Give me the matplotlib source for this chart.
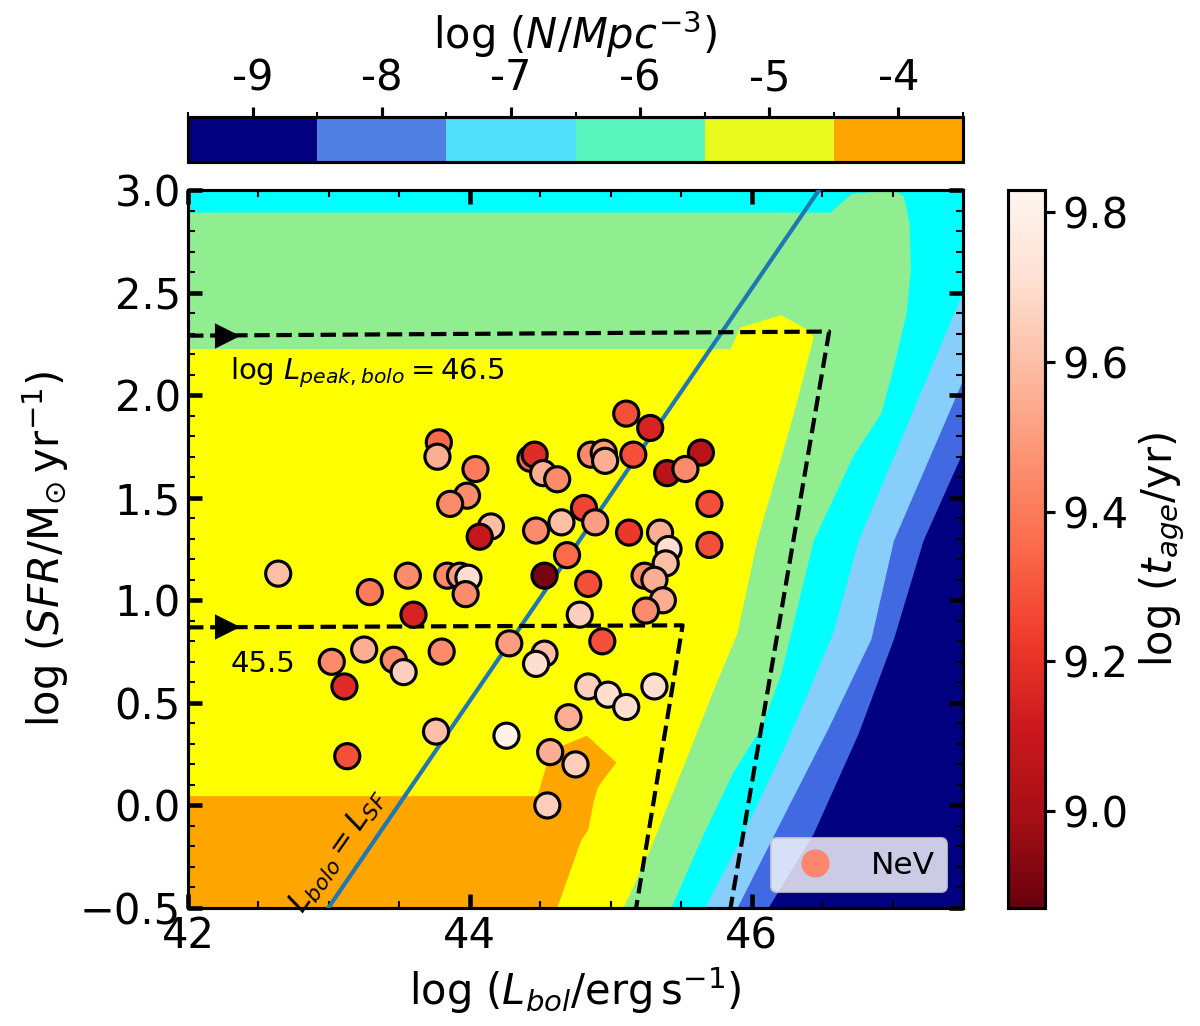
import numpy as np
import matplotlib
matplotlib.use("Agg")
import matplotlib.pyplot as plt
from matplotlib.colors import ListedColormap, BoundaryNorm
from matplotlib.lines import Line2D
from matplotlib.ticker import MultipleLocator
import matplotlib.cm as cm

# NeV sources: log L_bol, log SFR, log t_age
lbol = [43.78, 43.77, 44.04, 43.98, 43.86, 44.15, 44.07, 42.64, 43.56, 43.29,
        43.84, 43.93, 43.99, 43.97, 43.60, 45.11, 45.28, 44.43, 44.46, 44.52,
        44.62, 44.86, 44.95, 44.96, 45.16, 45.64, 45.40, 45.53, 45.70, 44.81,
        44.89, 44.65, 44.47, 45.13, 45.35, 45.41, 45.39, 45.70, 44.69, 45.24,
        45.31, 44.53, 44.84, 45.37, 45.25, 44.78, 44.28, 44.94, 43.02, 43.25,
        43.46, 43.53, 43.11, 43.80, 43.13, 43.76, 44.26, 44.53, 44.47, 44.84,
        44.98, 45.11, 45.31, 44.70, 44.57, 44.75, 44.55]
sfr = [1.77, 1.70, 1.64, 1.51, 1.47, 1.36, 1.31, 1.13, 1.12, 1.04,
       1.12, 1.12, 1.11, 1.03, 0.93, 1.91, 1.84, 1.69, 1.71, 1.62,
       1.59, 1.71, 1.72, 1.68, 1.71, 1.72, 1.62, 1.64, 1.47, 1.45,
       1.38, 1.38, 1.34, 1.33, 1.33, 1.25, 1.18, 1.27, 1.22, 1.12,
       1.10, 1.12, 1.08, 1.00, 0.95, 0.93, 0.79, 0.80, 0.70, 0.76,
       0.71, 0.65, 0.58, 0.75, 0.24, 0.36, 0.34, 0.74, 0.69, 0.58,
       0.54, 0.48, 0.58, 0.43, 0.26, 0.20, 0.00]
tage = [9.35, 9.55, 9.40, 9.45, 9.45, 9.60, 9.10, 9.60, 9.45, 9.40,
        9.45, 9.50, 9.70, 9.45, 9.15, 9.28, 9.15, 9.35, 9.18, 9.55,
        9.45, 9.45, 9.50, 9.55, 9.28, 9.05, 9.05, 9.45, 9.28, 9.25,
        9.50, 9.60, 9.45, 9.22, 9.55, 9.70, 9.60, 9.28, 9.35, 9.45,
        9.55, 8.90, 9.28, 9.55, 9.45, 9.65, 9.50, 9.28, 9.45, 9.55,
        9.45, 9.65, 9.18, 9.45, 9.28, 9.60, 9.80, 9.60, 9.70, 9.65,
        9.70, 9.70, 9.70, 9.55, 9.55, 9.65, 9.65]

# number density regions (outlines in log L_bol, log SFR), outer first
royal_x = [42.0, 46.12, 46.44, 46.76, 47.01, 47.22, 47.5, 47.5, 42.0]
royal_y = [-0.5, -0.5, -0.14, 0.35, 0.81, 1.29, 1.72, 3.0, 3.0]
sky_x = [42.0, 45.90, 46.26, 46.55, 46.85, 47.01, 47.5, 47.5, 42.0]
sky_y = [-0.5, -0.5, -0.01, 0.38, 0.81, 1.29, 2.07, 3.0, 3.0]
cyan_x = [42.0, 45.67, 45.92, 46.26, 46.58, 46.76, 47.5, 47.5, 42.0]
cyan_y = [-0.5, -0.5, -0.17, 0.32, 0.84, 1.29, 2.50, 3.0, 3.0]
green_x = [42.0, 45.43, 45.66, 45.87, 46.07, 46.21, 46.44, 46.72, 46.92, 47.01,
           47.10, 47.13, 47.12, 47.08, 47.03, 46.85, 46.71, 46.56, 42.0]
green_y = [-0.5, -0.5, -0.14, 0.16, 0.38, 0.64, 1.29, 1.70, 1.91, 2.14,
           2.40, 2.61, 2.84, 2.97, 2.99, 2.99, 2.98, 2.89, 2.89]
yellow_x = [42.0, 45.09, 45.26, 45.40, 45.57, 45.73, 45.90, 46.04, 46.30, 46.44,
            46.42, 46.21, 45.92, 45.85, 42.0]
yellow_y = [-0.5, -0.5, -0.25, -0.01, 0.28, 0.56, 0.84, 1.29, 1.91, 2.28,
            2.31, 2.39, 2.33, 2.225, 2.225]
orange_x = [42.0, 44.62, 44.79, 44.84, 44.88, 44.91, 45.04, 44.83, 44.62, 44.55, 44.48, 42.0]
orange_y = [-0.5, -0.5, -0.17, -0.12, 0.02, 0.09, 0.21, 0.34, 0.28, 0.21, 0.045, 0.045]

# L_bolo = L_SF relation
lsf_x = [42.995, 46.478]
lsf_y = [-0.5, 3.0]
# peak luminosity tracks
peak465_x = [42.0, 46.55, 45.85]
peak465_y = [2.29, 2.31, -0.5]
peak455_x = [42.0, 45.51, 45.18]
peak455_y = [0.868, 0.878, -0.5]

# top colour bar
n_bounds = [-9.5, -8.5, -7.5, -6.5, -5.5, -4.5, -3.5]
n_ticks = [-9, -8, -7, -6, -5, -4]
n_colors = ['#000080', '#5080e4', '#52e0fc', '#58f6be', '#e8fa1e', '#ffa500']

fig = plt.figure(figsize=(8, 6.84), dpi=150)
ax = fig.add_axes([0.1567, 0.115, 0.6458, 0.6998])
cax_top = fig.add_axes([0.1567, 0.8421, 0.6458, 0.0439])
cax_right = fig.add_axes([0.84, 0.115, 0.0308, 0.6998])

ax.set_facecolor('navy')
for xs, ys, col in [(royal_x, royal_y, 'royalblue'), (sky_x, sky_y, 'lightskyblue'),
                    (cyan_x, cyan_y, 'cyan'), (green_x, green_y, 'lightgreen'),
                    (yellow_x, yellow_y, 'yellow'), (orange_x, orange_y, 'orange')]:
    ax.fill(xs, ys, color=col, lw=0, zorder=1)

ax.plot(lsf_x, lsf_y, color='tab:blue', lw=2, zorder=3)
ax.plot(peak465_x, peak465_y, 'k--', lw=2, zorder=3)
ax.plot(peak455_x, peak455_y, 'k--', lw=2, zorder=3)
ax.plot([42.28], [peak465_y[0]], 'k>', ms=11, zorder=4)
ax.plot([42.28], [peak455_y[0]], 'k>', ms=11, zorder=4)

ax.text(42.3, 2.11, r'log $L_{peak,bolo} = 46.5$', fontsize=14, va='center', ha='left')
ax.text(42.3, 0.69, '45.5', fontsize=14, va='center', ha='left')
ax.text(43.06, -0.22, r'$L_{bolo} = L_{SF}$', fontsize=14.5, rotation=55,
        va='center', ha='center')

sc = ax.scatter(lbol, sfr, c=tage, cmap='Reds_r', vmin=8.87, vmax=9.83, s=145,
                edgecolors='black', linewidths=1.5, zorder=5)

handle = Line2D([], [], marker='o', ls='', color='#fa876e', ms=12.5)
ax.legend([handle], ['NeV'], loc='lower right', fontsize=15)

ax.set_xlim(42, 47.5)
ax.set_ylim(-0.5, 3.0)
ax.xaxis.set_major_locator(MultipleLocator(2))
ax.xaxis.set_minor_locator(MultipleLocator(0.5))
ax.yaxis.set_major_locator(MultipleLocator(0.5))
ax.yaxis.set_minor_locator(MultipleLocator(0.1))
ax.tick_params(which='major', direction='in', length=6.5, width=2.2, top=True,
               right=True, labelsize=20)
ax.tick_params(which='minor', direction='in', length=3.5, width=1, top=True, right=True)
for sp in ax.spines.values():
    sp.set_linewidth(1.5)
ax.set_xlabel(r'log $(L_{bol}/\mathrm{erg\,s^{-1}})$', fontsize=20)
ax.set_ylabel(r'log $(SFR/\mathrm{M_{\odot}\,yr^{-1}})$', fontsize=20)

cb = fig.colorbar(sc, cax=cax_right)
cb.set_ticks([9.0, 9.2, 9.4, 9.6, 9.8])
cb.ax.tick_params(labelsize=20, length=5, width=1.5)
cb.outline.set_linewidth(1.5)
cb.set_label(r'log $(t_{age}/\mathrm{yr})$', fontsize=20)

cmap_n = ListedColormap(n_colors)
norm_n = BoundaryNorm(n_bounds, cmap_n.N)
cbt = fig.colorbar(cm.ScalarMappable(norm=norm_n, cmap=cmap_n), cax=cax_top,
                   orientation='horizontal', spacing='proportional')
cax_top.xaxis.set_ticks_position('top')
cax_top.xaxis.set_label_position('top')
cbt.set_ticks(n_ticks)
cbt.set_ticklabels([str(t) for t in n_ticks])
cax_top.set_xticks(n_bounds, minor=True)
cax_top.tick_params(which='major', labelsize=20, length=5, width=1.5)
cax_top.tick_params(which='minor', length=2.5, width=1)
cbt.outline.set_linewidth(1.5)
cbt.set_label(r'log $(N/Mpc^{-3})$', fontsize=20)

fig.savefig('out.png', dpi=150)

Written instruction:
Look at the listing and set down only the lines from its start through the line with "import matplotlib.cm as cm", word for word and without pictures.

Solution to this problem:
Give me the matplotlib source for this chart.
import numpy as np
import matplotlib
matplotlib.use("Agg")
import matplotlib.pyplot as plt
from matplotlib.colors import ListedColormap, BoundaryNorm
from matplotlib.lines import Line2D
from matplotlib.ticker import MultipleLocator
import matplotlib.cm as cm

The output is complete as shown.